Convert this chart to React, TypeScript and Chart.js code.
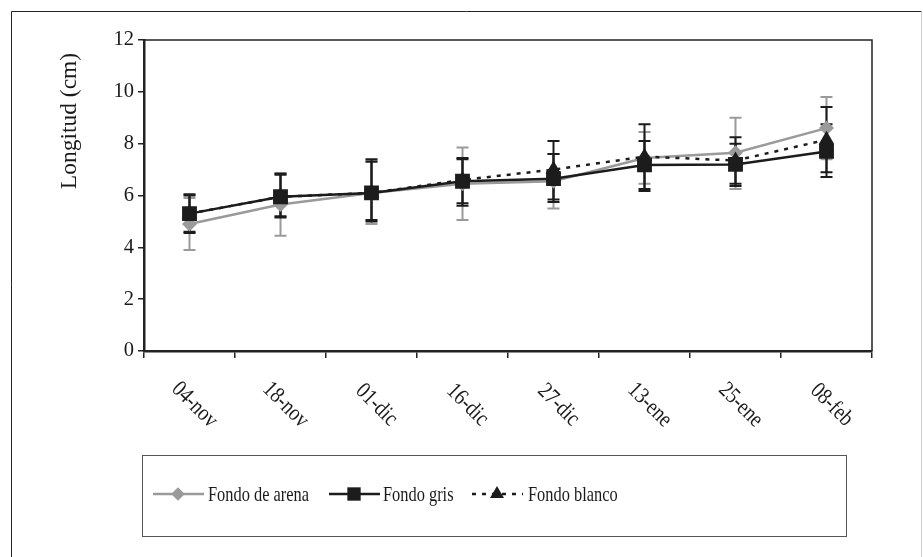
import React, { useEffect, useRef } from "react";
import { Chart, registerables } from "chart.js";

Chart.register(...registerables);

const categories = ["04-nov", "18-nov", "01-dic", "16-dic", "27-dic", "13-ene", "25-ene", "08-feb"];

const arenaValues = [4.9, 5.65, 6.1, 6.45, 6.55, 7.45, 7.65, 8.6];
const arenaLow = [3.9, 4.45, 4.9, 5.05, 5.5, 6.45, 6.25, 7.4];
const arenaHigh = [5.9, 6.85, 7.35, 7.85, 7.6, 8.45, 9.0, 9.8];

const grisValues = [5.3, 5.95, 6.1, 6.55, 6.65, 7.18, 7.2, 7.7];
const grisLow = [4.55, 5.15, 5.0, 5.7, 5.75, 6.25, 6.37, 6.71];
const grisHigh = [6.05, 6.85, 7.4, 7.45, 7.6, 8.1, 8.0, 8.75];

const blancoValues = [5.3, 5.95, 6.1, 6.6, 7.0, 7.5, 7.35, 8.15];
const blancoLow = [4.6, 5.2, 5.05, 5.6, 5.85, 6.17, 6.45, 6.9];
const blancoHigh = [6.0, 6.8, 7.3, 7.4, 8.1, 8.75, 8.25, 9.41];

const yTicks = [0, 2, 4, 6, 8, 10, 12];

const seriesNames = ["Fondo de arena", "Fondo gris", "Fondo blanco"];
const yTitle = "Longitud (cm)";

const GRAY = "#9a9a9a";
const BLACK = "#1c1c1c";
const FONT = "'Liberation Serif', 'Times New Roman', serif";

const errorData = [
  { low: arenaLow, high: arenaHigh },
  { low: grisLow, high: grisHigh },
  { low: blancoLow, high: blancoHigh },
];

const errorBarsPlugin = {
  id: "errorBars",
  beforeDatasetsDraw(chart: any) {
    const ctx = chart.ctx;
    const x = chart.scales.x;
    const y = chart.scales.y;
    ctx.save();
    chart.data.datasets.forEach((ds: any, di: number) => {
      const err = errorData[di];
      ctx.strokeStyle = ds.borderColor;
      ctx.lineWidth = 2;
      ctx.setLineDash([]);
      ds.data.forEach((_v: number, i: number) => {
        const px = x.getPixelForValue(i);
        const lo = y.getPixelForValue(err.low[i]);
        const hi = y.getPixelForValue(err.high[i]);
        ctx.beginPath();
        ctx.moveTo(px, lo);
        ctx.lineTo(px, hi);
        ctx.moveTo(px - 6, lo);
        ctx.lineTo(px + 6, lo);
        ctx.moveTo(px - 6, hi);
        ctx.lineTo(px + 6, hi);
        ctx.stroke();
      });
    });
    ctx.restore();
  },
};

function drawMarker(ctx: CanvasRenderingContext2D, style: string, x: number, y: number, r: number) {
  ctx.beginPath();
  if (style === "rectRot") {
    ctx.moveTo(x - r, y);
    ctx.lineTo(x, y - r);
    ctx.lineTo(x + r, y);
    ctx.lineTo(x, y + r);
  } else if (style === "rect") {
    const s = Math.SQRT1_2 * r;
    ctx.rect(x - s, y - s, 2 * s, 2 * s);
  } else {
    ctx.moveTo(x, y - r);
    ctx.lineTo(x + r * 0.866, y + r / 2);
    ctx.lineTo(x - r * 0.866, y + r / 2);
  }
  ctx.closePath();
  ctx.fill();
}

const decorPlugin = {
  id: "decor",
  afterDraw(chart: any) {
    const ctx = chart.ctx;
    const area = chart.chartArea;
    const xs = chart.scales.x;
    ctx.save();
    // outer frame
    ctx.strokeStyle = "#222";
    ctx.lineWidth = 1;
    ctx.beginPath();
    ctx.moveTo(11.5, 560);
    ctx.lineTo(11.5, 11.5);
    ctx.lineTo(921.5, 11.5);
    ctx.stroke();
    ctx.strokeStyle = "#cfcfcf";
    ctx.beginPath();
    ctx.moveTo(921.5, 11.5);
    ctx.lineTo(921.5, 560);
    ctx.stroke();

    // plot box top & right
    ctx.strokeStyle = "#222";
    ctx.lineWidth = 1.5;
    ctx.beginPath();
    ctx.moveTo(area.left, area.top);
    ctx.lineTo(area.right, area.top);
    ctx.lineTo(area.right, area.bottom);
    ctx.stroke();

    // y title
    ctx.fillStyle = "#1a1a1a";
    ctx.font = `23.5px ${FONT}`;
    ctx.textAlign = "center";
    ctx.textBaseline = "middle";
    ctx.save();
    ctx.translate(70, 121);
    ctx.rotate(-Math.PI / 2);
    ctx.fillText(yTitle, 0, 0);
    ctx.restore();

    // rotated x labels
    ctx.font = `23px ${FONT}`;
    chart.data.labels.forEach((lab: string, i: number) => {
      const px = xs.getPixelForValue(i);
      ctx.save();
      ctx.translate(px + 5, area.bottom + 54);
      ctx.rotate(Math.PI / 4);
      ctx.scale(0.84, 1);
      ctx.fillText(lab, 0, 0);
      ctx.restore();
    });

    // legend box
    ctx.strokeStyle = "#555";
    ctx.lineWidth = 1;
    ctx.strokeRect(142.5, 455.5, 704, 81);
    const ly = 494;
    const items = [
      { x0: 153, tx: 208 },
      { x0: 329, tx: 383 },
      { x0: 472, tx: 528 },
    ];
    chart.data.datasets.forEach((ds: any, di: number) => {
      const it = items[di];
      ctx.strokeStyle = ds.borderColor;
      ctx.lineWidth = ds.borderWidth;
      ctx.setLineDash(ds.borderDash || []);
      ctx.beginPath();
      ctx.moveTo(it.x0, ly);
      ctx.lineTo(it.x0 + 51, ly);
      ctx.stroke();
      ctx.setLineDash([]);
      ctx.fillStyle = ds.pointBackgroundColor;
      drawMarker(ctx, ds.pointStyle, it.x0 + 25, ly, ds.pointRadius * 0.9);
      ctx.fillStyle = "#1a1a1a";
      ctx.font = `21px ${FONT}`;
      ctx.textAlign = "left";
      ctx.textBaseline = "middle";
      ctx.save();
      ctx.translate(it.tx, ly + 1);
      ctx.scale(0.78, 1);
      ctx.fillText(ds.label, 0, 0);
      ctx.restore();
    });
    ctx.restore();
  },
};

export default function App() {
  const ref = useRef<HTMLCanvasElement | null>(null);
  useEffect(() => {
    document.body.style.margin = "0";
    const chart = new Chart(ref.current as HTMLCanvasElement, {
      type: "line",
      data: {
        labels: categories,
        datasets: [
          {
            label: seriesNames[0],
            data: arenaValues,
            order: 3,
            borderColor: GRAY,
            borderWidth: 2.5,
            pointStyle: "rectRot",
            pointRadius: 7.5,
            pointBackgroundColor: GRAY,
            pointBorderColor: GRAY,
            pointBorderWidth: 0,
            tension: 0,
          },
          {
            label: seriesNames[1],
            data: grisValues,
            order: 2,
            borderColor: BLACK,
            borderWidth: 2.5,
            pointStyle: "rect",
            pointRadius: 10.5,
            pointBackgroundColor: BLACK,
            pointBorderColor: BLACK,
            pointBorderWidth: 0,
            tension: 0,
          },
          {
            label: seriesNames[2],
            data: blancoValues,
            order: 1,
            borderColor: BLACK,
            borderWidth: 2.5,
            borderDash: [4, 6],
            pointStyle: "triangle",
            pointRadius: 9,
            pointBackgroundColor: BLACK,
            pointBorderColor: BLACK,
            pointBorderWidth: 0,
            tension: 0,
          },
        ],
      },
      options: {
        responsive: true,
        maintainAspectRatio: false,
        animation: false,
        layout: { padding: { left: 48, top: 40, right: 51, bottom: 196 } },
        plugins: { legend: { display: false }, tooltip: { enabled: false } },
        scales: {
          x: {
            type: "category",
            offset: true,
            grid: {
              offset: true,
              drawOnChartArea: false,
              drawTicks: true,
              tickLength: 7,
              color: "#222",
              lineWidth: 1.5,
            },
            border: { display: true, color: "#222", width: 2.5 },
            ticks: { display: false },
            afterFit: (s: any) => {
              s.height = 10;
            },
          },
          y: {
            min: 0,
            max: 12,
            afterBuildTicks: (s: any) => {
              s.ticks = yTicks.map((v) => ({ value: v }));
            },
            grid: {
              drawOnChartArea: false,
              drawTicks: true,
              tickLength: 6,
              color: "#222",
              lineWidth: 1.5,
            },
            border: { display: true, color: "#222", width: 2.5 },
            ticks: {
              padding: 4,
              color: "#1a1a1a",
              font: { family: FONT, size: 20.5 },
            },
            afterFit: (s: any) => {
              s.width = 96;
            },
          },
        },
      },
      plugins: [errorBarsPlugin, decorPlugin],
    });
    return () => chart.destroy();
  }, []);
  return (
    <div style={{ width: 923, height: 557, position: "relative" }}>
      <canvas ref={ref} />
    </div>
  );
}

Goal: Give again, word for word, every line from the top of the data above to the line holding "const arenaHigh = [5.9, 6.85, 7.35, 7.85, 7.6, 8.45, 9.0, 9.8];", inclusive, with the pictures left out.

Task response:
Convert this chart to React, TypeScript and Chart.js code.
import React, { useEffect, useRef } from "react";
import { Chart, registerables } from "chart.js";

Chart.register(...registerables);

const categories = ["04-nov", "18-nov", "01-dic", "16-dic", "27-dic", "13-ene", "25-ene", "08-feb"];

const arenaValues = [4.9, 5.65, 6.1, 6.45, 6.55, 7.45, 7.65, 8.6];
const arenaLow = [3.9, 4.45, 4.9, 5.05, 5.5, 6.45, 6.25, 7.4];
const arenaHigh = [5.9, 6.85, 7.35, 7.85, 7.6, 8.45, 9.0, 9.8];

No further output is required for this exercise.